GOOD BY AIRCRAFT AND HELLO FRAM

GOOD BY AIRCRAFT AND HELLO FRAM:
It was a welcome task to stretch our legs after the long and cramped flights. We arrived at the Kangerlussuaq airport under clear blue skies and headed for the buses that will take us on introductory tours of the region before heading to the FRAM.
The airfield is quite large as it was developed in early 1942 as a re-fueling site for World War II aircraft being flown from the U. S. via Canada to Great Britain. At present this airfield is the main international air terminal for Greenland. Here we boarded buses and some of us went to the glacier front of the Greenland ice-cap while others of us went on a tundra safari.
 Eventually the buses drove down the long gravel road to the wharf where we unloaded and learned to put on our orange lifejackets. The final leg of our journey to the FRAM was a Polarcirkel boat ride out to the FRAM, as she rested comfortably at anchor in the fjord.
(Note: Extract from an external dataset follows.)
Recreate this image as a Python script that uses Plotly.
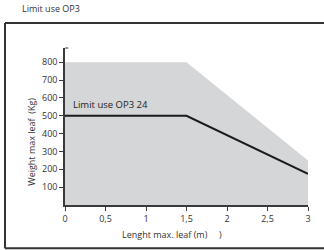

We will become quite familiar with these sturdy boats as they are the craft that will take us ashore when the FRAM visits the small villages that do not have docks that would allow the FRAM to tie-up alongside.

On-board the FRAM lines we turned in our passports to the ships purser and we were assigned our cabins and registered in the ships computer system. While on-board the FRAM we will not need our wallets or our money or our credit cards. Our new ships identification card acts as the key to our cabin door and even allows us to shop at the ships store.

Our luggage was outside our cabins and we had little time to unpack as the mandatory safety drill was held and we learned the location of our lifeboat stations. After the drill it was dinnertime and we were underway Southwest in the 170km or 103mi long Sondre Stromfjord.

The sun was still shining, brightly illuminating the small green mosses and lichens on the scarred rock walls of the fjord. 
                                        Captains welcome at the Observation Lounge "Qilak".